A balloon with volume 2800 m³ is heated up to 60 °C.
If the outer temperature is 12 °C and the air has a pressure of 960 hPa, what is
the density of the air inside the balloon and on the outside?
In the solutions they used the following formula: $ \rho_1 = \rho_0 \cdot \frac{P_1}{P_0} \cdot \frac{T_0}{T_1} $
However, I have no clue on how to get to this fomula. It is neither in my fomulary nor was I able to derive it from another formula.
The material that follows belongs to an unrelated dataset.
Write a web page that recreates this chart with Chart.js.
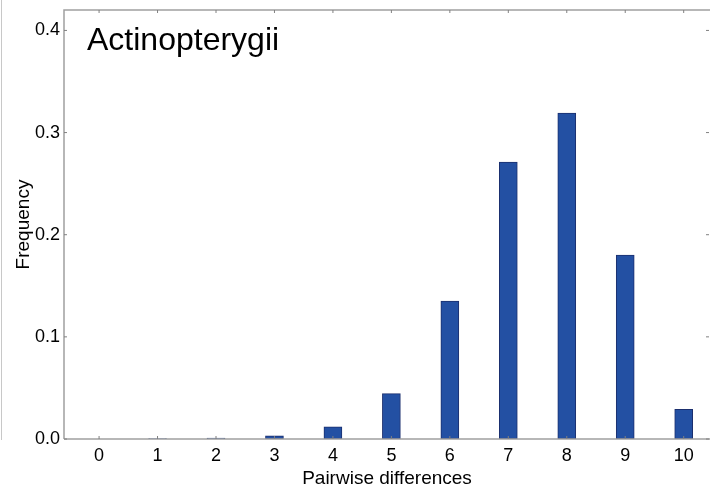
<!DOCTYPE html>
<html lang="en">
<head>
<meta charset="UTF-8">
<title>Actinopterygii</title>
<style>
  html, body { margin: 0; padding: 0; background: #fff; }
  #wrap { position: relative; width: 710px; height: 491px; }
  #edge { position: absolute; left: 1px; top: 0; height: 440px; border-left: 1px solid #c8c8c8; }
</style>
</head>
<body>
<div id="wrap">
  <div id="edge"></div>
  <canvas id="histChart" width="710" height="491"></canvas>
</div>
<script src="https://cdn.jsdelivr.net/npm/chart.js"></script>
<script>
// pairwise differences histogram
const diffs = [0, 1, 2, 3, 4, 5, 6, 7, 8, 9, 10];
const freqs = [0, 0.0005, 0.001, 0.003, 0.012, 0.0445, 0.135, 0.271, 0.319, 0.180, 0.029];
const yTicks = [0, 0.1, 0.2, 0.3, 0.4];

const FONT = "'Liberation Sans', Arial, sans-serif";
const axisGrey = '#a0a0a0';

// frame + small inward tick marks + panel label
const framePlugin = {
  id: 'frame',
  afterDraw(chart) {
    const ctx = chart.ctx;
    const a = chart.chartArea;
    const xs = chart.scales.x, ys = chart.scales.y;
    ctx.save();
    ctx.strokeStyle = axisGrey;
    ctx.lineWidth = 1.5;
    ctx.beginPath();
    ctx.moveTo(a.left, a.bottom);
    ctx.lineTo(a.left, a.top);
    ctx.lineTo(a.right + 5, a.top);
    ctx.moveTo(a.left, a.bottom);
    ctx.lineTo(a.right + 5, a.bottom);
    ctx.stroke();

    ctx.lineWidth = 1;
    ctx.strokeStyle = '#808080';
    ctx.beginPath();
    diffs.forEach(v => {
      const px = xs.getPixelForValue(v);
      ctx.moveTo(px, a.bottom); ctx.lineTo(px, a.bottom - 3);
      ctx.moveTo(px, a.top); ctx.lineTo(px, a.top + 3);
    });
    yTicks.forEach(v => {
      const py = ys.getPixelForValue(v);
      ctx.moveTo(a.left, py); ctx.lineTo(a.left + 3, py);
      ctx.moveTo(a.right - 1, py); ctx.lineTo(a.right - 4, py);
    });
    ctx.stroke();

    ctx.fillStyle = '#000';
    ctx.font = '32px ' + FONT;
    ctx.textBaseline = 'alphabetic';
    ctx.textAlign = 'left';
    ctx.fillText('Actinopterygii', a.left + 23, a.top + 40);
    ctx.restore();
  }
};

new Chart(document.getElementById('histChart'), {
  type: 'bar',
  data: {
    datasets: [{
      data: diffs.map((d, i) => ({ x: d, y: freqs[i] })),
      backgroundColor: '#2350a3',
      borderColor: '#1b2f6e',
      borderWidth: 1,
      borderSkipped: false,
      barThickness: 18
    }]
  },
  options: {
    responsive: false,
    animation: false,
    layout: { padding: { left: 0, right: 0, top: 10, bottom: 0 } },
    plugins: { legend: { display: false }, tooltip: { enabled: false } },
    scales: {
      x: {
        type: 'linear',
        offset: false,
        min: -0.6,
        max: 10.45,
        grid: { display: false, drawTicks: false, offset: false },
        border: { display: false },
        afterBuildTicks: s => { s.ticks = diffs.map(v => ({ value: v })); },
        afterFit: s => { s.height = 52; s.paddingLeft = 0; s.paddingRight = 0; },
        ticks: { color: '#000', font: { family: FONT, size: 18 }, padding: 6, autoSkip: false, maxRotation: 0 },
        title: { display: true, text: 'Pairwise differences', color: '#000',
                 font: { family: FONT, size: 19 }, padding: { top: 0, bottom: 1 } }
      },
      y: {
        min: 0,
        max: 0.42,
        grid: { display: false, drawTicks: false },
        border: { display: false },
        afterBuildTicks: s => { s.ticks = yTicks.map(v => ({ value: v })); },
        afterFit: s => { s.width = 64; s.paddingTop = 0; s.paddingBottom = 0; },
        ticks: { color: '#000', font: { family: FONT, size: 18 }, padding: 4,
                 callback: v => v.toFixed(1) },
        title: { display: true, text: 'Frequency', color: '#000',
                 font: { family: FONT, size: 19 }, padding: { top: 12, bottom: 0 } }
      }
    }
  },
  plugins: [framePlugin]
});
</script>
</body>
</html>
My approach was to calculate the molar mass of the air which is $28.96 \frac{g}{mol}$ and then use it in this formula (which I derived from the $p\cdot V = n \cdot R \cdot T $):
$$ \rho = \frac{p\cdot M}{R\cdot T} $$
But that doesn't seem to be correct, since I get extremly high numbers and the correct value should be $1.17 \frac{kg}{m^3}$. Also, this approach only works for the outer density – I do not have the pressure inside the baloon.
Best Answer
$$\rho=\frac{n*M}{V}$$ With $n$ the number of moles of the gas, $M$ the molar mass of the gas, and $V$ the volume of the gas. $n$ and $M$ are constant, so: $$\rho_1=\rho_0*\frac{V_0}{V_1}$$ For $V$ we have: $$V=\frac{n r T}{p}$$ $n$ and $R$ are constant, so: $$V_1=V_0*\frac{T_1}{T_0}*\frac{p_0}{p_1}$$ So: $$\rho_1=\rho_0*\frac{T_0}{T_1}*\frac{p_1}{p_0}$$ Which is exactly the expression given in the solution.